Mond, Sterne und Sonne sind jeweils ein Wettermacher, Hoffnung auf einen guten Verlauf unseres Schicksals und einen wunderschönen leuchtenden Neuanfang. Tannenzapfen, Nüsse und Eiszapfen stellen ein Fruchtbarkeitszeichen dar; sie stehen oft auch in Verbindung mit der Jungfrau Maria und mit der Reinheit. Früchte und Früchtekörbe symbolisieren eine reiche Ernte, und alle Wesen des Waldes, welche Elfen, Nixen und Zwerge sind, verwandeln den Weihnachtsbaum in eine Traum- und Märchenwelt.
Aber auch der Tannenbaum und seine Geschichte - das früheste schriftliche Zeugnis eines geschmückten Christbaumes im deutschsprachigen Raum stammt aus dem Jahre 1419, als die Freiburger Bäckerknechte einen Baum mit Birnen, Äpfeln, Lebkuchen, gefärbten Nüssen und Papierkreationen dekorierten - entsprechen dem jeweiligen Zeitgeist und unterstehen den Schwingungen der Mode und dem Bizarren der Trends. Was die Farben der Kugeln betrifft, zum Beispiel: Die Farben spielten und spielen nämlich eine große Rolle und haben immer noch Einfluss auf unser Leben und auf unseren Geist, und der Christbaum blieb von dieser Macht nicht verschont. Es gab eine Zeit, in der man einfärbige Bäume geschmückt hat, einmal rot - eigentlich die Farbe der Weihnacht, und dazu mit dem sanften Grün der Nadeln und mit goldenen Bändern gemischt ein Zeichen von Eleganz -, einmal blau - d.h. Treue und Sympathie mit ein bisschen Extravaganz -, einmal gold - edel und vornehm -, einmal silber im Zeichen der Klassik. Dann kehrte man wieder zur Vielfalt der Farben zurück und dabei lässt man sich heute von der glitzernden Choreografie geheimnisvoller Gestalten tragen.

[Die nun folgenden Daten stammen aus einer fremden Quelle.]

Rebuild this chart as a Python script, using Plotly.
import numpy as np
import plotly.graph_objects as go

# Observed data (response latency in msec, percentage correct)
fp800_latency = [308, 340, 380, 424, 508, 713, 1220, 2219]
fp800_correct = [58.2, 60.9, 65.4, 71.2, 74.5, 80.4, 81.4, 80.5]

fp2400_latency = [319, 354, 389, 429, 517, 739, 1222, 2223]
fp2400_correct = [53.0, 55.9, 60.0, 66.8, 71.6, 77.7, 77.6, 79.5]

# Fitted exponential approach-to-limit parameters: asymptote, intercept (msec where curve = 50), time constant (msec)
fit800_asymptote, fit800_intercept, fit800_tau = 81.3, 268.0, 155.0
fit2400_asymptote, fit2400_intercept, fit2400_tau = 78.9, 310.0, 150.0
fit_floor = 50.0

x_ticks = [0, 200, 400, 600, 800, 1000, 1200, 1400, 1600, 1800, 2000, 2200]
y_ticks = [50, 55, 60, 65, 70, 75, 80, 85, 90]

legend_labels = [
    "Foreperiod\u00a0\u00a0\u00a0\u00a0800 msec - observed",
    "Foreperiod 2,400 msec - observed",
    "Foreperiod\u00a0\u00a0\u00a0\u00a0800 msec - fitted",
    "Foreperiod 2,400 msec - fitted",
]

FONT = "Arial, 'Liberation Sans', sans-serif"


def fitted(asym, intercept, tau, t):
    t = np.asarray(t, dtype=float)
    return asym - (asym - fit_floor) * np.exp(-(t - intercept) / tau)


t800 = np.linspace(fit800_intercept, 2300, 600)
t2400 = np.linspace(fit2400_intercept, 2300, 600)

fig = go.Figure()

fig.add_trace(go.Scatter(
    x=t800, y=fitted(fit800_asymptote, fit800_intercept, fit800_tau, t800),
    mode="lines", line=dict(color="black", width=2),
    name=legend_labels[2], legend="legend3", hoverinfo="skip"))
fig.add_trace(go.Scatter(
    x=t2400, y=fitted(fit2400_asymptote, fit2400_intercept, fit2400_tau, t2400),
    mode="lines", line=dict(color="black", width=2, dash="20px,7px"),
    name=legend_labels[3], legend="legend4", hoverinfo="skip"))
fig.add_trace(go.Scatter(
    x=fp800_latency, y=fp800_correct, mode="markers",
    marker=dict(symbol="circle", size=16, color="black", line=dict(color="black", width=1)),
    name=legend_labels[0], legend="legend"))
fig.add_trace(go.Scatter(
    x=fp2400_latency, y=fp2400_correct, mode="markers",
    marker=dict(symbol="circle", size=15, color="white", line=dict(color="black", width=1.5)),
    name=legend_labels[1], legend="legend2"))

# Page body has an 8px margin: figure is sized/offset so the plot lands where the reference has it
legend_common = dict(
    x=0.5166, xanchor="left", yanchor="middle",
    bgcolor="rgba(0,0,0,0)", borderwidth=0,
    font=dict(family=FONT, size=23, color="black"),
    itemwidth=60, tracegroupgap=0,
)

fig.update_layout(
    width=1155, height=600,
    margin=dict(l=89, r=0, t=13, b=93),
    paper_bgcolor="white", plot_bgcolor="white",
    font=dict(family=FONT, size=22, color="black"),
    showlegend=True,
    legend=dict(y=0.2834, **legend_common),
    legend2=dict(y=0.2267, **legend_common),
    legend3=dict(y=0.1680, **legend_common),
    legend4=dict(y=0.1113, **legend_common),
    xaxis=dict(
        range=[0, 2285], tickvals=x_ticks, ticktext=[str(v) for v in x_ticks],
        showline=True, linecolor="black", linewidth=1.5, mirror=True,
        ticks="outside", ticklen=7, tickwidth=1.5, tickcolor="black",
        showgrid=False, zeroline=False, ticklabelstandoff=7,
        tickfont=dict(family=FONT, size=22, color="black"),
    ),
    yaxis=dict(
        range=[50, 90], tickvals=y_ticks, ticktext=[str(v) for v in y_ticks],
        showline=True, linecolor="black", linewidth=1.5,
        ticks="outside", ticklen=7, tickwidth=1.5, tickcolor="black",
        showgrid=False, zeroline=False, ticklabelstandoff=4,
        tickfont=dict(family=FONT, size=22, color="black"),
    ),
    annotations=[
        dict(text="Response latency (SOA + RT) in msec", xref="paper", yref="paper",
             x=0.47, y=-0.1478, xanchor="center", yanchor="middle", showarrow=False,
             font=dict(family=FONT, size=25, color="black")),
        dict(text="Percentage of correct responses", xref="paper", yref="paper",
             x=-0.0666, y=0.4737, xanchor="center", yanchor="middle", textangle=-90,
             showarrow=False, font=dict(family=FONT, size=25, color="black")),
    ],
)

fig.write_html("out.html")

Man schließt die Augen und gleitet auf die strahlenförmige Vertiefung eines lachenden Mondes in dem Versuch, seine silberne Strahlen zu fangen, man tanzt den Tanz der Befreiung auf der glatten samtigen Oberfläche eines dicken roten bauchigen Glasballs, man hängt an dem Schwengel eines goldenen Glöckchens und schwingt mit als fröhliche Musik, die das Innere füllt, man reitet die Rentiere der Schlitten eines bärtigen Santa Claus, der durch die endlosen Weiten des Himmels wie ein Kometenstern streift, oder man liegt auf den weichen Federn eines wunderschönes Schwans und träumt vor sich hin in dem stillen Wasser eines zauberhaften Märchenteiches ...
Können wirklich nur Kinder der Welt der Magie begegnen?